Problem to work on: For this exercise, repeat all of the material verbatim apart from its images.

......

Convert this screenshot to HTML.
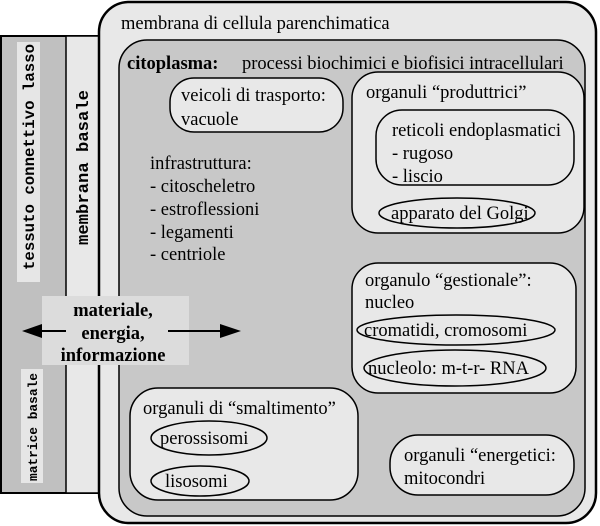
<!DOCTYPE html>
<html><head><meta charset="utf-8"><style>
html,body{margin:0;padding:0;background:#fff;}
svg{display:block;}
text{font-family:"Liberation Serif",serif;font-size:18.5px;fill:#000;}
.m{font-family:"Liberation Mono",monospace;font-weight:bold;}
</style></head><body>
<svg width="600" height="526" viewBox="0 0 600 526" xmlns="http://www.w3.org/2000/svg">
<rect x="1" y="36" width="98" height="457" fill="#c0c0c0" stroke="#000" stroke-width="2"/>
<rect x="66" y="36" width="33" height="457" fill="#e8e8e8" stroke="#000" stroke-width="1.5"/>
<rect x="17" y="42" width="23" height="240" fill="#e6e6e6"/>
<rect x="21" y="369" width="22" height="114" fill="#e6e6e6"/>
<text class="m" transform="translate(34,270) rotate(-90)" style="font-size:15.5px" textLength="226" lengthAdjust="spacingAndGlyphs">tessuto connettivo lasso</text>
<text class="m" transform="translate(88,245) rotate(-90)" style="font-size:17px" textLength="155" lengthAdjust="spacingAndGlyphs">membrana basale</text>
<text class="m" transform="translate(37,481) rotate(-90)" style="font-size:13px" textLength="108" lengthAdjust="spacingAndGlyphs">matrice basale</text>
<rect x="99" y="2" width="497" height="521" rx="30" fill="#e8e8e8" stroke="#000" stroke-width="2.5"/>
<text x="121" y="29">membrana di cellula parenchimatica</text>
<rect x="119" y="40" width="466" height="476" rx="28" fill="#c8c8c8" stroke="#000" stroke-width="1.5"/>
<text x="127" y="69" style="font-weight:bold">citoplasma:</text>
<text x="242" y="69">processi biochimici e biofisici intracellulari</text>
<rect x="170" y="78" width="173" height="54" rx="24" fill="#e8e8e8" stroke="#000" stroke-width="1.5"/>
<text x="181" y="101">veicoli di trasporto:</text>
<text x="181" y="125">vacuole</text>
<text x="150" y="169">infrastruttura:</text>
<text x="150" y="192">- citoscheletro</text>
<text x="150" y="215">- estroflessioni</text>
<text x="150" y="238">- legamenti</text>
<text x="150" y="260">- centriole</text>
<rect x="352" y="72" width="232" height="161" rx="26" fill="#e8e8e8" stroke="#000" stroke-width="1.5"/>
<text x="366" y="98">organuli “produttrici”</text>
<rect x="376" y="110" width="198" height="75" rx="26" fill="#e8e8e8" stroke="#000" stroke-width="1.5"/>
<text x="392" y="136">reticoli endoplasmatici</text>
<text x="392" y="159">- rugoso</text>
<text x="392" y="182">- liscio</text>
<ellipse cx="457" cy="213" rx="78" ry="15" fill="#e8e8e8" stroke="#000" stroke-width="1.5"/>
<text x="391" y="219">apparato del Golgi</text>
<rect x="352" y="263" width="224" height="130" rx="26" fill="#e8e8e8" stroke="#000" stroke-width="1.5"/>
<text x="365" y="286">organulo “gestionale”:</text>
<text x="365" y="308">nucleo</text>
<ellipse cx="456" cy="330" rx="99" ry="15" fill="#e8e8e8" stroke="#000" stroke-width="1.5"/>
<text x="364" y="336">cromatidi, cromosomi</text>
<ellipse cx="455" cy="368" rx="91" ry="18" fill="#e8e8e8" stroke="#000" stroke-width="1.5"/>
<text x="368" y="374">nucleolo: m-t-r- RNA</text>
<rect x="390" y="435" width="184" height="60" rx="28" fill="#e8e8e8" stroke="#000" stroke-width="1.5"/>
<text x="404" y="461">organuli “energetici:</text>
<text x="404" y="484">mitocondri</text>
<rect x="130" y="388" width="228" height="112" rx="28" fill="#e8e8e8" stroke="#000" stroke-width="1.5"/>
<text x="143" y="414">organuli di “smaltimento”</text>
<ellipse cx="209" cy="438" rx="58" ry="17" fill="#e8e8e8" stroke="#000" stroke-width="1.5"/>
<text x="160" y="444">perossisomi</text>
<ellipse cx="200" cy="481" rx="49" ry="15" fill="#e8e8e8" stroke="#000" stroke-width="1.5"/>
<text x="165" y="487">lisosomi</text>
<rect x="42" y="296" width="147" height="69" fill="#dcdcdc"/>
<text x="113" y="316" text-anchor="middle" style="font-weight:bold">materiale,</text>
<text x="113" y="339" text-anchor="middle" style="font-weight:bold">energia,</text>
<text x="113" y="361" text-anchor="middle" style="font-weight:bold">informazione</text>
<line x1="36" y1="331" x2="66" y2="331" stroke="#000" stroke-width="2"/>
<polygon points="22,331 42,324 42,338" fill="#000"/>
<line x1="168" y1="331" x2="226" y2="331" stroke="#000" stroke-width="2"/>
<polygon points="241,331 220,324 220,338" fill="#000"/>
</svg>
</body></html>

......

Exercise solution:
Convert this screenshot to HTML.
<!DOCTYPE html>
<html><head><meta charset="utf-8"><style>
html,body{margin:0;padding:0;background:#fff;}
svg{display:block;}
text{font-family:"Liberation Serif",serif;font-size:18.5px;fill:#000;}
.m{font-family:"Liberation Mono",monospace;font-weight:bold;}
</style></head><body>
<svg width="600" height="526" viewBox="0 0 600 526" xmlns="http://www.w3.org/2000/svg">
<rect x="1" y="36" width="98" height="457" fill="#c0c0c0" stroke="#000" stroke-width="2"/>
<rect x="66" y="36" width="33" height="457" fill="#e8e8e8" stroke="#000" stroke-width="1.5"/>
<rect x="17" y="42" width="23" height="240" fill="#e6e6e6"/>
<rect x="21" y="369" width="22" height="114" fill="#e6e6e6"/>
<text class="m" transform="translate(34,270) rotate(-90)" style="font-size:15.5px" textLength="226" lengthAdjust="spacingAndGlyphs">tessuto connettivo lasso</text>
<text class="m" transform="translate(88,245) rotate(-90)" style="font-size:17px" textLength="155" lengthAdjust="spacingAndGlyphs">membrana basale</text>
<text class="m" transform="translate(37,481) rotate(-90)" style="font-size:13px" textLength="108" lengthAdjust="spacingAndGlyphs">matrice basale</text>
<rect x="99" y="2" width="497" height="521" rx="30" fill="#e8e8e8" stroke="#000" stroke-width="2.5"/>
<text x="121" y="29">membrana di cellula parenchimatica</text>
<rect x="119" y="40" width="466" height="476" rx="28" fill="#c8c8c8" stroke="#000" stroke-width="1.5"/>
<text x="127" y="69" style="font-weight:bold">citoplasma:</text>
<text x="242" y="69">processi biochimici e biofisici intracellulari</text>
<rect x="170" y="78" width="173" height="54" rx="24" fill="#e8e8e8" stroke="#000" stroke-width="1.5"/>
<text x="181" y="101">veicoli di trasporto:</text>
<text x="181" y="125">vacuole</text>
<text x="150" y="169">infrastruttura:</text>
<text x="150" y="192">- citoscheletro</text>
<text x="150" y="215">- estroflessioni</text>
<text x="150" y="238">- legamenti</text>
<text x="150" y="260">- centriole</text>
<rect x="352" y="72" width="232" height="161" rx="26" fill="#e8e8e8" stroke="#000" stroke-width="1.5"/>
<text x="366" y="98">organuli “produttrici”</text>
<rect x="376" y="110" width="198" height="75" rx="26" fill="#e8e8e8" stroke="#000" stroke-width="1.5"/>
<text x="392" y="136">reticoli endoplasmatici</text>
<text x="392" y="159">- rugoso</text>
<text x="392" y="182">- liscio</text>
<ellipse cx="457" cy="213" rx="78" ry="15" fill="#e8e8e8" stroke="#000" stroke-width="1.5"/>
<text x="391" y="219">apparato del Golgi</text>
<rect x="352" y="263" width="224" height="130" rx="26" fill="#e8e8e8" stroke="#000" stroke-width="1.5"/>
<text x="365" y="286">organulo “gestionale”:</text>
<text x="365" y="308">nucleo</text>
<ellipse cx="456" cy="330" rx="99" ry="15" fill="#e8e8e8" stroke="#000" stroke-width="1.5"/>
<text x="364" y="336">cromatidi, cromosomi</text>
<ellipse cx="455" cy="368" rx="91" ry="18" fill="#e8e8e8" stroke="#000" stroke-width="1.5"/>
<text x="368" y="374">nucleolo: m-t-r- RNA</text>
<rect x="390" y="435" width="184" height="60" rx="28" fill="#e8e8e8" stroke="#000" stroke-width="1.5"/>
<text x="404" y="461">organuli “energetici:</text>
<text x="404" y="484">mitocondri</text>
<rect x="130" y="388" width="228" height="112" rx="28" fill="#e8e8e8" stroke="#000" stroke-width="1.5"/>
<text x="143" y="414">organuli di “smaltimento”</text>
<ellipse cx="209" cy="438" rx="58" ry="17" fill="#e8e8e8" stroke="#000" stroke-width="1.5"/>
<text x="160" y="444">perossisomi</text>
<ellipse cx="200" cy="481" rx="49" ry="15" fill="#e8e8e8" stroke="#000" stroke-width="1.5"/>
<text x="165" y="487">lisosomi</text>
<rect x="42" y="296" width="147" height="69" fill="#dcdcdc"/>
<text x="113" y="316" text-anchor="middle" style="font-weight:bold">materiale,</text>
<text x="113" y="339" text-anchor="middle" style="font-weight:bold">energia,</text>
<text x="113" y="361" text-anchor="middle" style="font-weight:bold">informazione</text>
<line x1="36" y1="331" x2="66" y2="331" stroke="#000" stroke-width="2"/>
<polygon points="22,331 42,324 42,338" fill="#000"/>
<line x1="168" y1="331" x2="226" y2="331" stroke="#000" stroke-width="2"/>
<polygon points="241,331 220,324 220,338" fill="#000"/>
</svg>
</body></html>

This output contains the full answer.